From the programmer's perspective, PTX is an instruction set for programming against a virtual machine model. Programmers or compilers producing PTX can be confident their program will run with the same semantics on many distinct physical machines, including machines that do not yet exist. In this way, it is also similar to CPU instruction set architectures like x86_64 , aarch64 , or SPARC .
Unlike those ISAs, PTX is very much an intermediate representation , like LLVM-IR. The PTX components of a CUDA binary will be just-in-time (JIT) compiled by the host CUDA Drivers into device-specific SASS for execution.
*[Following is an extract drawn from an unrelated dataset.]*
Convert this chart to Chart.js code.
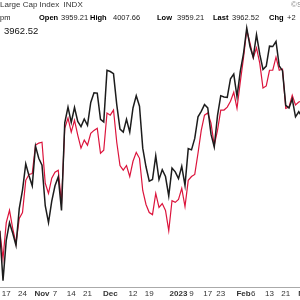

In the case of NVIDIA GPUs, PTX is forward-compatible: GPUs with a matching or higher compute capability version will be able to run the program, thanks to this mechanism of JIT compilation. In this way, PTX is a "narrow waist" that separates the worlds of hardware and software.
Some exemplary PTX:
.reg .f32 %f<7>; - a compiler directive for the PTX-to-SASS compiler indicating that this kernel consumes seven 32-bit floating point registers . Registers are dynamically allocated to groups of threads (warps ) from the SM 's register file .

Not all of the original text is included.